9 Synchronous GaN Bootstrap Method

The active switch method from the previous section uses a diode to block the high voltage of the HS node and a low-voltage switch in series to activate or deactivate charging. Using a single high-voltage FET to fulfill the roles of both the switch and the diode is also possible. However, one issue is that MOSFETs have body diodes, which means that when the device is turned off, the body diode can still conduct and allow overcharging during dead time.

The GaN FET lacks a body diode, conveniently presenting an opportunity to address the body diode conduction issue. The GaN FET series switch prevents bootstrap overcharge without an extra diode, as shown in Figure 9-1. As discussed, the lack of a body diode does not mean that GaN FET cannot conduct during the dead-time. However, adjusting the voltage drop of the bootstrap GaN FET to match the voltage drop of the low-side GaN FET is possible. Matching the voltage drop of each FET cancels out the negative voltage, and prevents overcharging.

M1 is the synchronous bootstrap GaN FET. M1 needs a blocking voltage to handle the full HS voltage, preferably with a low Coss and Cgs (for fast switching). The M1 GaN FET source is connected to VDD and driven with LO, like the LMG1210 in the previous section. In addition, a level shifter consisting of D1 and C1 steps up the LO signal above VDD. The level shifter is required because the source of the GaN FET is tied to VDD instead of 0 V, so LO needs to be higher than VDD to have a positive Vgs.

There are a few advantages to using the synchronous GaN FET bootstrap.

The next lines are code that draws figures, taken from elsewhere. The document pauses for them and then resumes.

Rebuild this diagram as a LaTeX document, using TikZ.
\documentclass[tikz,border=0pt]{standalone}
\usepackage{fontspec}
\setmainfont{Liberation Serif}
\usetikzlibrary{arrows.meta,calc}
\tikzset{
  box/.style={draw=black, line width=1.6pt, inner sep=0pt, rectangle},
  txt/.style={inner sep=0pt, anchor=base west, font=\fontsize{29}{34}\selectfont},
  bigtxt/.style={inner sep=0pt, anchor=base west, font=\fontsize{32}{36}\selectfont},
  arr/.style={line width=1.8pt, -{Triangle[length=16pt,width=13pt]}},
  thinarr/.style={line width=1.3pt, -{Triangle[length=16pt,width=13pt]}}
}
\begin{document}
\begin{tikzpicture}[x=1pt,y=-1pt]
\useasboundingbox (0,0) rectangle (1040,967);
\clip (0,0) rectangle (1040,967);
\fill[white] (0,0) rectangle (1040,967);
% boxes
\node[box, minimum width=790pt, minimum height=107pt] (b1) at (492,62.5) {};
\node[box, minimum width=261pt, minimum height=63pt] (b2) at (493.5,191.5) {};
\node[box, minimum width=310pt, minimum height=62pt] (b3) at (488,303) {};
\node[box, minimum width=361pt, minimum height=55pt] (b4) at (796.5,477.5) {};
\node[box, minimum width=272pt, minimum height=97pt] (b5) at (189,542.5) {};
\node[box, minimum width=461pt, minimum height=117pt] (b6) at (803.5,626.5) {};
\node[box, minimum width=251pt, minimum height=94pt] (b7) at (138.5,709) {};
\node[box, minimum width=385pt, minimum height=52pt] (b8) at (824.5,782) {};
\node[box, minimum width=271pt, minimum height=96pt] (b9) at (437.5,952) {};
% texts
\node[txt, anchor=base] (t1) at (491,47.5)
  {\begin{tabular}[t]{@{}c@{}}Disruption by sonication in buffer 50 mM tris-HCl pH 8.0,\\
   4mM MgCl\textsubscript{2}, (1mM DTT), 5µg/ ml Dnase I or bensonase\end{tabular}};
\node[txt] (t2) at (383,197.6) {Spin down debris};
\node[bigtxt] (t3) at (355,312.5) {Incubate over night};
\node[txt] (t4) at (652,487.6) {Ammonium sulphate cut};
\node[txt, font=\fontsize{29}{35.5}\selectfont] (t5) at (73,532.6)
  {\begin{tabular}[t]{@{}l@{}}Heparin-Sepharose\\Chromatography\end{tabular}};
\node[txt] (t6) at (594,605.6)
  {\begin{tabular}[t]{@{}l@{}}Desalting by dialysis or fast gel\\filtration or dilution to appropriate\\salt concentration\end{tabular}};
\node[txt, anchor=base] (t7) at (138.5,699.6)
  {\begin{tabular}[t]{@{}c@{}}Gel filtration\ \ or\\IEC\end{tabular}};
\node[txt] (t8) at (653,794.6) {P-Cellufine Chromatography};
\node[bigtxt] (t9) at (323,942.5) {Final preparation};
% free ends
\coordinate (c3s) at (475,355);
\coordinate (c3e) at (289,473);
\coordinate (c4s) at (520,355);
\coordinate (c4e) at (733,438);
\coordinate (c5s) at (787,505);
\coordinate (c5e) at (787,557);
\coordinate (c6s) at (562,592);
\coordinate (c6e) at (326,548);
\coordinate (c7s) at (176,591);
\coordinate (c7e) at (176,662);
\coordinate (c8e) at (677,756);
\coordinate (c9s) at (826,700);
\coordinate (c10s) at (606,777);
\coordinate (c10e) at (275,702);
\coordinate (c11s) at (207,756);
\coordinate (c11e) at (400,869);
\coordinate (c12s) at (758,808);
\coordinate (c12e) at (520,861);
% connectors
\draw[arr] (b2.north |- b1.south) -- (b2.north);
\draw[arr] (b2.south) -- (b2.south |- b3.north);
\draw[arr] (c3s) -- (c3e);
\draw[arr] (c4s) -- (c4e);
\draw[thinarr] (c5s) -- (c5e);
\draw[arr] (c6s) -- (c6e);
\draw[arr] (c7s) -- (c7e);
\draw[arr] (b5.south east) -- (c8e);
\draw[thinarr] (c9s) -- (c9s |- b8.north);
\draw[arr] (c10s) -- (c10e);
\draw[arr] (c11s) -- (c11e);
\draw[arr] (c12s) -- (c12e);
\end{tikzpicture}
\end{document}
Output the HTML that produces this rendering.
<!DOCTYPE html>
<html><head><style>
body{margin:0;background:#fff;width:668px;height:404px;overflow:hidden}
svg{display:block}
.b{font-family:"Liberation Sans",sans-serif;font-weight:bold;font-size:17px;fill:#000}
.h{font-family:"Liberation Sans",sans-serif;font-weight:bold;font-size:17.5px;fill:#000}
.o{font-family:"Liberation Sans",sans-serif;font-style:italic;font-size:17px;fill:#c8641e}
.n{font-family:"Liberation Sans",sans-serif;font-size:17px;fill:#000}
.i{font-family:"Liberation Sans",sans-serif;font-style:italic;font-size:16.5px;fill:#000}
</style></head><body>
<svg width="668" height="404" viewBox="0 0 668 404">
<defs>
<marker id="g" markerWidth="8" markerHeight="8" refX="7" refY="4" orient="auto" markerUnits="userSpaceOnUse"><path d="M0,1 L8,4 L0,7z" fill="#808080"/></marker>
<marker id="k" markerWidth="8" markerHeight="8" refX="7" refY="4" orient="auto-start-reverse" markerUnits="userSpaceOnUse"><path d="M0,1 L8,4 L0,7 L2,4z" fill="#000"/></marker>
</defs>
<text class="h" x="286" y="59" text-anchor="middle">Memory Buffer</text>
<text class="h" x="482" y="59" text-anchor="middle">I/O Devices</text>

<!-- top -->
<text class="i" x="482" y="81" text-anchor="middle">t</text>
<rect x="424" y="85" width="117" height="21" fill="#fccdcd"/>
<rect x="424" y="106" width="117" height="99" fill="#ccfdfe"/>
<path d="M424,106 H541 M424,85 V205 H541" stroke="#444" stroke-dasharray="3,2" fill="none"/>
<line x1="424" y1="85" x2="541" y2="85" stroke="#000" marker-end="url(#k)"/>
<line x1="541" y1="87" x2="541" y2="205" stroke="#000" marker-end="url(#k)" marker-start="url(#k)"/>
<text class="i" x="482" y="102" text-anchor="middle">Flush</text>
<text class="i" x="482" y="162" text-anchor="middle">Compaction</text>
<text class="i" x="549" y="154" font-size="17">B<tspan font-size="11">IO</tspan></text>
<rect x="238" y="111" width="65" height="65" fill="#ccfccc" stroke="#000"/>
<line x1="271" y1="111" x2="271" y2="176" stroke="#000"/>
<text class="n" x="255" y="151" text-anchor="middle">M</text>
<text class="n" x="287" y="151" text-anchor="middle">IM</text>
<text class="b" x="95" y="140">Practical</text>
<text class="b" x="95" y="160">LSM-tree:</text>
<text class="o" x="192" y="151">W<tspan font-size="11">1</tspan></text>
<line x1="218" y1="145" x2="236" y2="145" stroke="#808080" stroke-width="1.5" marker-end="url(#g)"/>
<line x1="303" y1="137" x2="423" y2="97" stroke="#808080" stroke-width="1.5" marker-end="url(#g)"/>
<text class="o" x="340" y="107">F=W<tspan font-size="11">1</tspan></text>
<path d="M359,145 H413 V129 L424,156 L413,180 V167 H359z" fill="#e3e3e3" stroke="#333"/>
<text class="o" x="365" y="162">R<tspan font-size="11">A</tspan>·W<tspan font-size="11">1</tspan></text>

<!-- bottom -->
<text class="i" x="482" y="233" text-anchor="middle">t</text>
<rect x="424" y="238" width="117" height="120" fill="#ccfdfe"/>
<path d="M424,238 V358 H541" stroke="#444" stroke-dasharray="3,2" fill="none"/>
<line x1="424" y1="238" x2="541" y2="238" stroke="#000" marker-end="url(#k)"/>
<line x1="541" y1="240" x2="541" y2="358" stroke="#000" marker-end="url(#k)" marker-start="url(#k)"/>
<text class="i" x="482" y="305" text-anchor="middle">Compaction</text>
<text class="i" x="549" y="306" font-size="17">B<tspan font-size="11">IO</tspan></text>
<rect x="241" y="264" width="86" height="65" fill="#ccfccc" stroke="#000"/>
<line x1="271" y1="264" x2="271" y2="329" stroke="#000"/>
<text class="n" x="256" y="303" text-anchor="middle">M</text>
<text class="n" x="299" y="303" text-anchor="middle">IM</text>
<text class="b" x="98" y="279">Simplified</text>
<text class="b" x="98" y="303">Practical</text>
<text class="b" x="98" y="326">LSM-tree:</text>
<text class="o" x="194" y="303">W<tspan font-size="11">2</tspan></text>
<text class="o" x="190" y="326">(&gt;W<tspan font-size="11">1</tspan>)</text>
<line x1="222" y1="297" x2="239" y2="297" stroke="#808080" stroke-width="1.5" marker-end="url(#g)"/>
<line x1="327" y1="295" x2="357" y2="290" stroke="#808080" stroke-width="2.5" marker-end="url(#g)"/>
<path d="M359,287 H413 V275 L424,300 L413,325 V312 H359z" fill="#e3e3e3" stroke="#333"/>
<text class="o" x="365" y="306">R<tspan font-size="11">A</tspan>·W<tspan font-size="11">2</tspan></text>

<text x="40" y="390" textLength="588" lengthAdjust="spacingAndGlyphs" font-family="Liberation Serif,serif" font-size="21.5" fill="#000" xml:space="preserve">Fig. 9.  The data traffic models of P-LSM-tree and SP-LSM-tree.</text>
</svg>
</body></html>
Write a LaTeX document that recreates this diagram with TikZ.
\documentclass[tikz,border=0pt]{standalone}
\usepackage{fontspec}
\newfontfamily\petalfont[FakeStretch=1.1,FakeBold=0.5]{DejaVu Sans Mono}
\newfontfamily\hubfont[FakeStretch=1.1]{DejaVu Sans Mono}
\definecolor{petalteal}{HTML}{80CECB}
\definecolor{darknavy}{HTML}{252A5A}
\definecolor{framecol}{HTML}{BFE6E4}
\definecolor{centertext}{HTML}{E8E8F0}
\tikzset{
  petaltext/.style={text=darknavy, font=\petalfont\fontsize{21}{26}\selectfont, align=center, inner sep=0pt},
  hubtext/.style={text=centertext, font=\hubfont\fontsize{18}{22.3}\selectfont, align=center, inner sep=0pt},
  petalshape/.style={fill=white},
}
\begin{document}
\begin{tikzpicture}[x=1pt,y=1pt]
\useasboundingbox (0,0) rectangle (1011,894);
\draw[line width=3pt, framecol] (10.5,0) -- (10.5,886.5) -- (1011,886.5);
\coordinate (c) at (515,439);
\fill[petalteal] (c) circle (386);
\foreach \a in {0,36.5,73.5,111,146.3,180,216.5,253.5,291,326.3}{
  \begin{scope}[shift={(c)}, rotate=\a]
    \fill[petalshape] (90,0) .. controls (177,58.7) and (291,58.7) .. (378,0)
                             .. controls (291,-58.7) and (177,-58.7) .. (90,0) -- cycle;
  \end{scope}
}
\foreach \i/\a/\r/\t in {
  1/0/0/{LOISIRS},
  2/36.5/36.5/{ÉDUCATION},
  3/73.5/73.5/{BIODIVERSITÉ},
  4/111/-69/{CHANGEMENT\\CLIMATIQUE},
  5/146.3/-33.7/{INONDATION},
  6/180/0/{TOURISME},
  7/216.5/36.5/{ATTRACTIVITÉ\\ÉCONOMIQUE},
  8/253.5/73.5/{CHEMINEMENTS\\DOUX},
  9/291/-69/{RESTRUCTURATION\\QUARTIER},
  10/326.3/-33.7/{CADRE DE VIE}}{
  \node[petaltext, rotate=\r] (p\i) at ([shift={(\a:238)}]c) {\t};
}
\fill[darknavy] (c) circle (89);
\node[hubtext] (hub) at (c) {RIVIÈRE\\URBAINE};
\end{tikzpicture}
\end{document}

The forward voltage drop during the normal charging period is smaller than the VF of a diode, meaning the bootstrap voltage is closer to VDD. This method also prevents bootstrap overcharge with higher efficiency due to fewer series elements. The GaN FET has no reverse recovery charge or time, which makes the design effective at high switching frequencies.

In Figure 9-2, different VF diodes were used in the level-shift circuit. A diode with a low VF of 0.3 V allows more charging in the dead time, as shown by the current spike around 10 ns. The amplitude of Iboot is related to the VF of the level-shift diode. In the second dead time around 60 ns, the 1.2 V VF diode does not allow conduction.

Equation 1 demonstrates that VGoff partially determines the VSD. The diode in the level-shift circuit has a forward voltage drop. This VF results in the effective Vgs of the GaN FET bootstrap shifting down by the diode drop. Instead of being 0 V to 5 V, the Vgs of the GaN FET is –0.7 V to 4.3 V. Therefore, the VGoff is equal to the VF of the diode. The goal is to match the VSD of the bootstrap GaN FET to the VSD of the low-side GaN FET, so selecting a diode with a different VF is an excellent tool to achieve that.

Schottky diodes and GaN FETs do not have reverse recovery. However, both have effective capacitance that requires charging and discharging every switching cycle. Charging and discharging this capacitance results in losses proportional to switching frequency. The Coss of a GaN FET is smaller than the capacitance of an equivalent Schottky diode. Therefore, a GaN FET bootstrap has less recovery losses than a Schottky diode and is more efficient at high switching frequencies.